Dall’introduzione di Sileno Salvagnini al volume:
L’importanza di Banfi è stata però principalmente altra. Egli interpretò l’anima migliore degli intellettuali – artisti, poeti, scrittori, letterati, critici d’arte, storici – che gravitarono intorno a “Corrente”, rivista in cui egli scrisse, a proposito della “crisi” che scuoteva allora le coscienze, uno dei testi più penetranti degli anni Trenta, dove fra l’altro affermava: «L’arte oggi è in crisi, come è in crisi la cultura tutta, ma crisi è vitalità più intensa che percorre – come a primavera – le radici stesse dell’essere». Già alcuni anni prima tuttavia Banfi aveva avuto un ruolo rilevante nel formare le coscienze. […]
I suoi corsi […] non erano frequentati solo dagli allievi e dunque da addetti ai lavori, ma anche, come mi raccontò l’indimenticabile Dino Formaggio, da una moltitudine di folla appartenente alle più diverse categorie sociali: studenti di altre facoltà, pittori, poeti, operai, architetti, semplici casalinghe. Folla che sentiva dalla sua viva voce come la crisi non riguardasse solo istituzioni, costumi e saperi, ma la vita stessa, che in quelli anni si avvertiva correre vorticosamente verso una cupa tragicità. Come affermerà infatti Carlo Ludovico Ragghianti, Banfi auspicava il recupero della funzione etico – sociale dell’arte immaginandone l’utopica proiezione in una società senza classi e senza conflitti, ma ciò «non escludeva la coscienza e la prassi anche nella fase della crisi».

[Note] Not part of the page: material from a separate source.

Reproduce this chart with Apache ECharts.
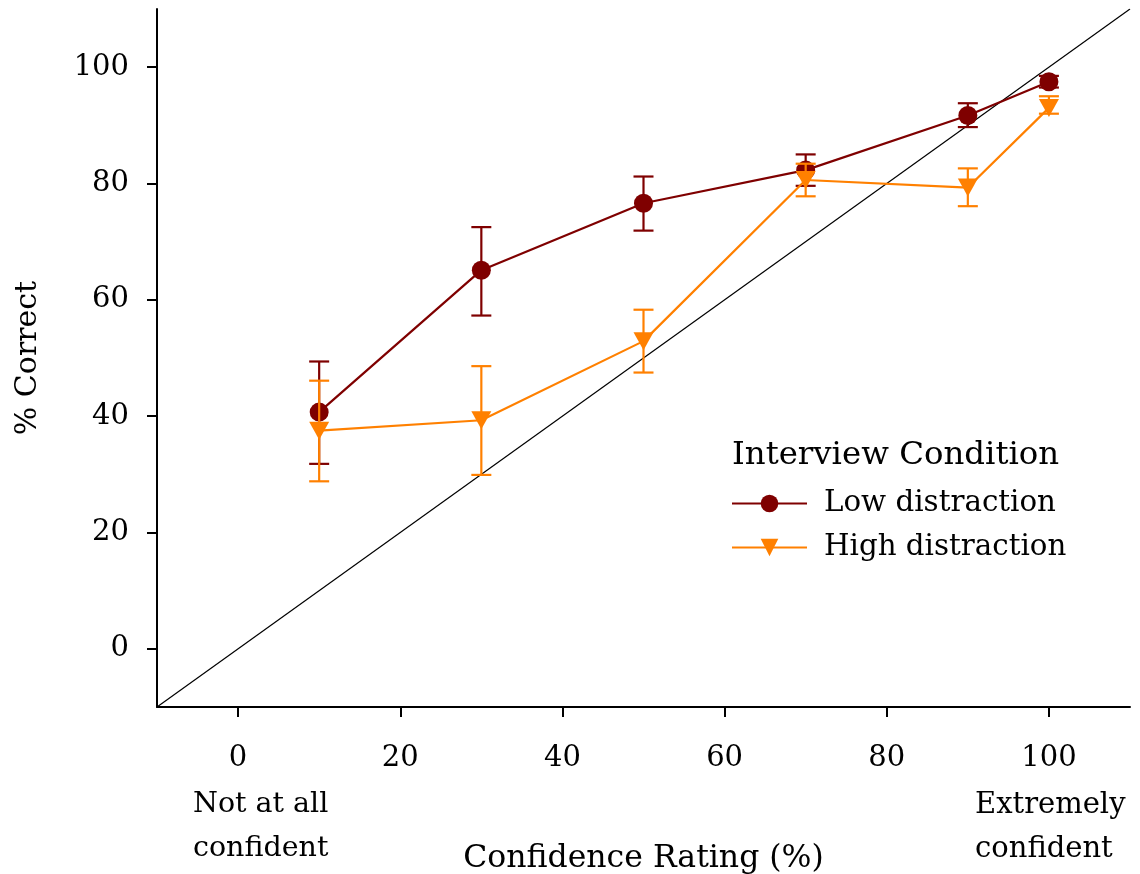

Dai “giovani” di “Corrente” Banfi fu accolto più come maestro di vita che per le sue profonde teorie. La passione per il pensiero di Fiedler, secondo cui l’arte visiva è spiegabile come forma o attività di conoscenza e dunque quale esperienza basilare dell’uomo, fu tale in Banfi che egli ne fece tradurre gli Aforismi ad un’allieva. Questo tuttavia negli artisti di “Corrente” non ebbe per effetto l’immediato riconoscimento della parte più vitale del formalismo delle Avanguardie artistiche, certo non riducibili ai limiti individuati dallo stesso Banfi. Negli anni della rivista infatti i Badodi, Cassinari, Sassu, Treccani ma soprattutto i Birolli e Guttuso non guardarono idealmente al grande astrattismo europeo o al cubismo, bensì all’espressionismo di Van Gogh e Gauguin, giungendo al massimo, con grande difficoltà ed in ritardo, a Guernica di Picasso, interpretato come una sorta di ancora di salvezza, di prodigioso salvagente per uscire dalle sofferenze quotidiane.
In molti casi quella generazione doveva ancora compiere il proprio “lungo viaggio”, e Banfi ne avrebbe costituito uno dei fari di riferimento: colui che dalla propria cattedra universitaria indicava lucidamente quanto fossero inscindibili speculazione teoretica e prassi. Un modello il cui messaggio appare oggi tutt’altro che anacronistico.